Tuesday, August 02, 2005

Dining has gone to the dogs

We were in Fife last Saturday, sitting in the car in the parking lot of the Poodle Dog Restaurant. We never actually went into the Poodle Dog or their lounge (the Pup Room) but I've been assured it is legendary. Fife is within spitting distance (literally) of Tacoma, Washington.

There was nothing sinister about us sitting in the car at the Poodle Dog. We were waiting for Tess' nephew to be dropped off by his grandfather so we could take him out to dinner for his 16th birthday. He lives with his grandparents out in the boonies of Washington in an area where they have a chainsaw sculpture school (I kid you not). So having him dropped off at the Poodle Dog saved us a journey into the frontier.

But it struck me as we sat there watching bikers and truckers saunter into the Pup Room how much the place resembled hundreds of similar places I'd seen traveling the backroads of the country over the years. And cheesy as they seem, it makes me sad to see them rapidly disappearing in the face of fast food joints and places like Denny's. I mean, look at that sign. It's art on a neon canvas.

When I first moved to Seattle years ago, one of the first places I ended up one late night was a 24-hour joint at the corner of Seventh and Bell--the Dog House. It's motto was, "All roads lead to the Dog House." The menu was your typical diner fare, but all of the items had names like "the Pooch" and the "Bowser Burger." All of the waitresses had worked there since the 40s and treated you like dirt. It was great. And they even had a lounge singer that took requests on the Lowry Organ. The first time I ate there, I could hear the theme song from Woody Woodpecker lofting out of the bar along with many happy, drunken voices. The place closed in 1993 and the dogs moved on to other hydrants. The place is now the Hurricane, and though I've never been there, I know it couldn't be the same.

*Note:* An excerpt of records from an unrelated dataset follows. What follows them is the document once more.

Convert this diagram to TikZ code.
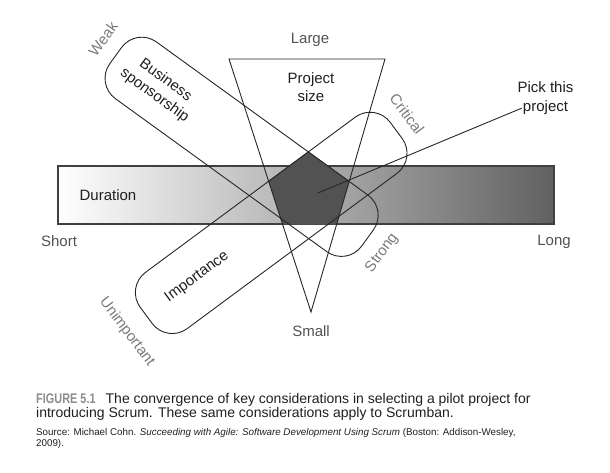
\documentclass[tikz,border=0pt]{standalone}
\usepackage{fontspec}
\setmainfont{Liberation Sans}
\newfontfamily\figfont[FakeStretch=0.78]{Liberation Sans}
\usetikzlibrary{positioning,backgrounds}

\begin{document}
\begin{tikzpicture}[x=1pt, y=1pt,
    capsule/.style={draw=black!85, line width=0.9pt, rectangle, rounded corners=25pt, minimum width=311pt, minimum height=70pt, inner sep=0pt},
    label/.style={font=\fontsize{15}{18.5}\selectfont, text=black!88, align=center, inner sep=1pt},
    pole/.style={label, text=black!68},
    endlabel/.style={label, text=black!52},
    edge/.style={draw=black!85, line width=0.9pt}]
    \useasboundingbox (0,0) rectangle (610,472);

    \node[capsule, rotate=-35.9] (sponsor) at (241.6,325.2) {};
    \node[capsule, rotate=36.5] (importance) at (271.2,249.1) {};

    \coordinate (tl) at (229,413);
    \coordinate (tr) at (385,413);
    \coordinate (tb) at (311,160);
    \draw[edge] (tl) -- (tr) -- (tb) -- cycle;

    \begin{scope}[on background layer]
        \node[draw=black!75, line width=1.2pt, left color=white, right color=black!62, minimum width=496pt, minimum height=58pt] (bar) at (306,277) {};
        \fill[black!68] (intersection of tl--tb and importance.north west--importance.north east)
            -- (intersection of importance.north west--importance.north east and sponsor.north west--sponsor.north east)
            -- (intersection of sponsor.north west--sponsor.north east and tr--tb)
            -- (intersection of tr--tb and bar.south west--bar.south east)
            -- (intersection of tl--tb and bar.south west--bar.south east) -- cycle;
    \end{scope}

    \node[label, anchor=west] (dur) at ([xshift=21pt]bar.west) {Duration};
    \node[pole] (short) at (59,231) {Short};
    \node[pole] (long) at (554,230) {Long};
    \node[pole] (large) at (310,432) {Large};
    \node[pole] (small) at (311,141) {Small};
    \node[label] (size) at (311,385) {Project\\size};

    \node[label, rotate=-36] (sponsorship) at (160,384) {Business\\sponsorship};
    \node[endlabel, rotate=54] (weak) at (103,433) {Weak};
    \node[endlabel, rotate=54] (strong) at (382,219) {Strong};
    \node[label, rotate=36.5] (imp) at (197,195) {Importance};
    \node[endlabel, rotate=-53] (critical) at (407,358) {Critical};
    \node[endlabel, rotate=-53] (unimp) at (127,140) {Unimportant};

    \coordinate (core) at (318,279);
    \node[label, anchor=base] (pick) at (545.5,360) {project};
    \node[label, above=6pt of pick] (pickthis) {Pick this};
    \draw[edge] (core) -- (pick.west);

    % caption
    \node[anchor=north west, align=left, inner sep=0pt, text=black!88, font=\fontsize{14}{14.5}\selectfont] (caption) at (36,79)
        {{\figfont\bfseries\color{black!45}FIGURE 5.1}\hspace{10pt}The convergence of key considerations in selecting a pilot project for\\introducing Scrum. These same considerations apply to Scrumban.};
    \node[anchor=north west, align=left, inner sep=0pt, text=black!88, font=\fontsize{9.8}{11.5}\selectfont] (source) at (36,44)
        {Source: Michael Cohn. \textit{Succeeding with Agile: Software Development Using Scrum} (Boston: Addison-Wesley,\\2009).};
\end{tikzpicture}
\end{document}
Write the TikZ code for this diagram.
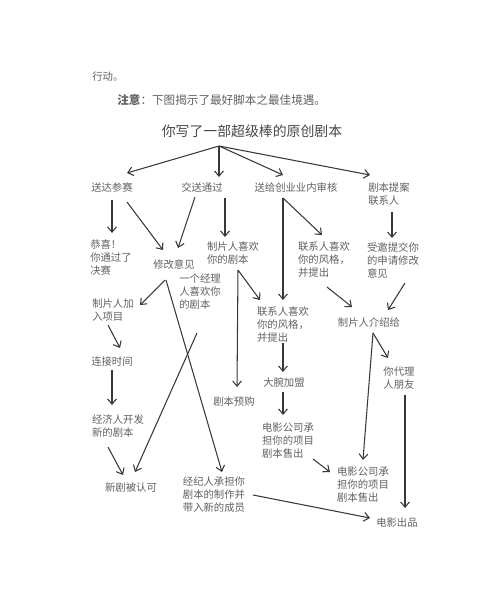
\documentclass[tikz,border=0pt]{standalone}
\usepackage{fontspec}
\setmainfont{Noto Sans CJK SC}
\usetikzlibrary{arrows.meta}

\begin{document}
\begin{tikzpicture} [x=0.02cm, y=-0.02cm,
            box/.style = {font=\fontsize{5.9}{7.4}\selectfont, text=black!62,
                          inner sep=0pt, align=left},
            arr/.style = {-{Straight Barb[length=3pt, width=5pt]},
                          color=black!78, line width=0.6pt}]

            \useasboundingbox (0,0) rectangle (493,600);

            % Page text
            \node (act) [box, anchor=west] at (92,77) {行动。};
            \node (note) [box, anchor=west,
                font=\fontsize{6.6}{8}\selectfont] at (117,100)
                {{\bfseries 注意}：下图揭示了最好脚本之最佳境遇。};
            \node (title) [box,
                font=\fontsize{7.9}{9}\selectfont, text=black!72] at (252,131)
                {你写了一部超级棒的原创剧本};
            \coordinate (hub) at (219,146);

            % First choices
            \node (n1) [box] at (112,188) {送达参赛};
            \node (n2) [box] at (202,188) {交送通过};
            \node (n3) [box] at (296,188) {送给创业业内审核};
            \node (n4) [box] at (389,194) {剧本提案\\联系人};

            % Second row
            \node (n5) [box] at (111,258) {恭喜！\\你通过了\\决赛};
            \node (n6) [box] at (174,265) {修改意见};
            \node (n7) [box] at (233,253) {制片人喜欢\\你的剧本};
            \node (n8) [box] at (200,292) {一个经理\\人喜欢你\\的剧本};
            \node (n9) [box] at (324,260) {联系人喜欢\\你的风格，\\并提出};
            \node (n10) [box] at (393,261) {受邀提交你\\的申请修改\\意见};

            % Left column
            \node (n11) [box] at (113,310) {制片人加\\入项目};
            \node (n12) [box] at (112,362) {连接时间};
            \node (n13) [box] at (118,426) {经济人开发\\新的剧本};
            \node (n14) [box] at (131,488) {新剧被认可};
            \node (n15) [box] at (214,495) {经纪人承担你\\剧本的制作并\\带入新的成员};

            % Middle column
            \node (n16) [box] at (234,402) {剧本预购};
            \node (n17) [box] at (283,325) {联系人喜欢\\你的风格，\\并提出};
            \node (n18) [box] at (284,383) {大腕加盟};
            \node (n19) [box] at (288,441) {电影公司承\\担你的项目\\剧本售出};

            % Right column
            \node (n20) [box] at (369,323) {制片人介绍给};
            \node (n21) [box] at (399,378) {你代理\\人朋友};
            \node (n22) [box] at (363,485) {电影公司承\\担你的项目\\剧本售出};
            \node (n23) [box] at (397,523) {电影出品};

            % Arrows
            \path [arr]
                (hub) edge ([shift={(15,-15)}]n1.center)
                (hub) edge ([shift={(17,-11)}]n2.center)
                (hub) edge ([shift={(-13,-13)}]n3.center)
                (hub) edge ([shift={(-19,-19)}]n4.center)

                ([shift={(0,12)}]n1.center)   edge ([shift={(1,-25)}]n5.center)
                ([shift={(15,14)}]n1.center)  edge ([shift={(-11,-15)}]n6.center)
                ([shift={(-7,9)}]n2.center)   edge ([shift={(4,-17)}]n6.center)
                ([shift={(23,10)}]n2.center)  edge ([shift={(-8,-16)}]n7.center)
                ([shift={(-13,10)}]n3.center) edge ([shift={(-2,-25)}]n9.center)
                ([shift={(-13,10)}]n3.center) edge ([shift={(0,-25)}]n17.center)
                ([shift={(3,18)}]n4.center)   edge ([shift={(-1,-23)}]n10.center)

                ([shift={(-9,15)}]n6.center)  edge ([shift={(27,-5)}]n11.center)
                ([shift={(-8,15)}]n6.center)  edge ([shift={(8,-23)}]n15.center)
                ([shift={(-3,41)}]n8.center)  edge ([shift={(4,-16)}]n14.center)
                ([shift={(5,17)}]n7.center)   edge ([shift={(3,-15)}]n16.center)
                ([shift={(5,17)}]n7.center)   edge ([shift={(-23,-25)}]n17.center)
                ([shift={(3,27)}]n9.center)   edge ([shift={(-17,-16)}]n20.center)
                ([shift={(12,22)}]n10.center) edge ([shift={(19,-13)}]n20.center)

                ([shift={(-5,15)}]n11.center) edge ([shift={(8,-14)}]n12.center)
                ([shift={(0,8)}]n12.center)   edge ([shift={(-6,-21)}]n13.center)
                ([shift={(-10,21)}]n13.center) edge ([shift={(-8,-13)}]n14.center)
                ([shift={(39,0)}]n15.center)  edge ([shift={(-27,-5)}]n23.center)

                ([shift={(0,18)}]n17.center)  edge ([shift={(-1,-11)}]n18.center)
                ([shift={(-1,9)}]n18.center)  edge ([shift={(-5,-26)}]n19.center)
                ([shift={(25,18)}]n19.center) edge ([shift={(-33,-13)}]n22.center)

                ([shift={(4,10)}]n20.center)  edge ([shift={(-11,-20)}]n21.center)
                ([shift={(4,10)}]n20.center)  edge ([shift={(0,-25)}]n22.center)
                ([shift={(6,17)}]n21.center)  edge ([shift={(8,-15)}]n23.center);
        \end{tikzpicture}
\end{document}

The Doghouse Restaurant closing was followed by the Twin Teepees Restaurant on Aurora Avenue catching fire in 1997 and then again in 2000. It was finally bulldozed in July of 2001.

I took my nephew, R, to the Twin Teepees years ago for dinner when he was passing through the city with his school choir (I believe). I've always known how to impress my family.

I think it is tragic that the Twin Teepees was bulldozed, because they just don't build structures like that much these days. The Twin Teepees was an example of what is commonly known as "Vernacular Architecture" or structures built outside of "academic tradition." In other words, it was kind of a kitschy eyesore. But that was what I liked about it.

Malls and fast food chains have truly sucked the marrow out of our kitschy culture. How can we be nostalgic about Krispy Kremes or McDonalds? You go to any town across America and they are all the same. So I vote that we start putting funky diners into the historic structures category and save them for our children. Because come on, where else would you be able to order a sandwich called the Pooch with a straight face?


teri said...

I agree...I'm not much on the cookie cutter places either. Give me a mom and pop place with theme about who they are anyday.

Time said...

Welcome to Dizgraceland and I'm glad you agree. Now if we could just convince those millions of people the Golden Arches brag about serving to see the light!

Naughti Biscotti said...

Excellent post. I remember a Pirate restaurant when I was a kid. We were allowed to take several pieces of candy out of a huge treasure chest. They spoke with the typical pirate lingo. It was awesome.

Anonymous said...

It is an unfortunate fact that people tend to gravitate towards places with which they are already familiar. So even though McDonalds has mediocre food, at least you know exactly what to expect.

Time said...

Thanks Shandi, Was it a Long John Silver's Restaurant? I remember going to one in southern California once years ago.

Yes, it is the familiarity formula that has made McDonald's, Burger King and Starbucks successful. Of course it is a similar psychology that keeps people in abusive relationships as well. Go figure.

Anonymous said...

I read an interesting tidbit about fast food franchises the other day.

Burgers and marketing are only a part of the equation. The existence of other non-burger fast food franchies demonstrate that as long as it tastes good and can be made to order quickly people will eat it. The rest is all fashion - "Oh no my food has carps in it, Fatkins save me!"

The founder of McDonalds treated his business as a real estate venture. He considered the prime, high visibility commercial real estate to be the primary asset. The occupying feces factory was the secondary asset. In short, he discovered that people patronize an establishment because it is there.

I am amazed and excited about how truisms can be made into billion dollar industries.


Time said...

Starbucks and copied the MacDonald's formula almost verbatim. They are literally on every corner here and the bulk of people will go to Starbucks simply because it is there.

Find your niche, R. and make your millions. I'm relying on you to take care of me in my old age.